質問には、噓偽り無く真摯に答え、この家の良い点を素直に伝えましょう。また、こちらから先にデメリットを伝えることも重要です。逆に信頼感を与えることに繋がります。その際、どうやってデメリットを解消しているかも伝えると、更に信頼感が生まれることでしょう。
セールスをするのではなく、「本当にいい家だから住んでほしい」という気持ちを持って応対しましょう。
4.我が家のマンション売却時の諸費用
この章では、最後に気になる諸費用についてご紹介します。
我が家のマンション売却時の諸費用を例として、どれくらいの費用がかかったのかをお伝えしていきます。
<必ず発生する費用>
・仲介手数料
・売買契約車時に印紙税
・引越し費用
<場合によってはかかる費用>
・抵当権の抹消費用
我が家のマンションを2,800万円で売却した時の諸費用
仲介手数料 |
97万2千円 |
印紙税 |
1万円 |
抵当権の抹消費用 |
3万円 |
引越費用(10万円前後) |
10万円 |
合計 |
111万2千円 |
今回発生した諸費用は111万2千円となりました。
つまり、今回、私たちが売却を行ったことによって得た金額は、売却価格2,800万円ー売却時の諸費用111万円2千円=2,688万8千円となりました。
価格を決定する際には、この手数料がかかることも認識しておくことが重要です。

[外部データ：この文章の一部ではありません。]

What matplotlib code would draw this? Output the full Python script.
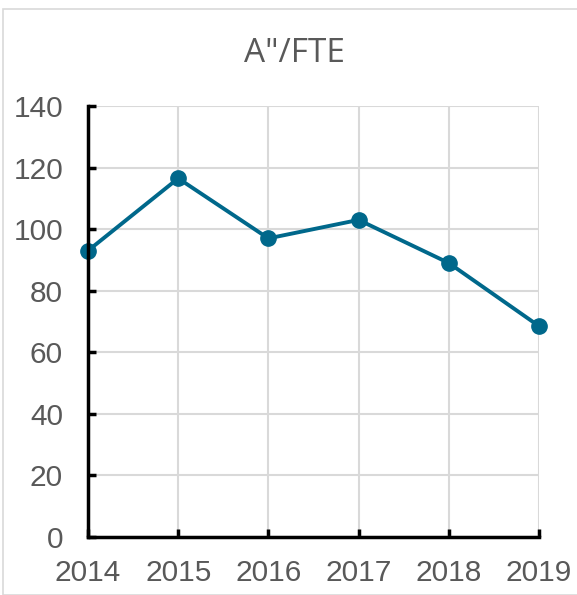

この諸費用を考慮し、営業マンにご相談の上、売却希望価格は決定してみてください。
まとめ
娘の一言から始まったマンション売却。営業マンにも尽力いただきましたし、主に内覧の案内をしてくれた妻、そして、ここまで我慢してくれた子どもたちに感謝でいっぱいです。
非常に長く感じましたが、みんなで一緒に乗り越えた5ヶ月間でした。現在は、少し背伸びをした価格のマンションを頑張って購入し、晴れて念願の(娘が)一人部屋での生活を始めることができています。
マンション売却は、マンション購入時と同じくらい人生の中で重要なイベントだと思います。できるだけ自分の希望通りに売れるようにしたいと誰もが考えると思います。
この記事が、マンション売却の成功の一部になれば幸いです。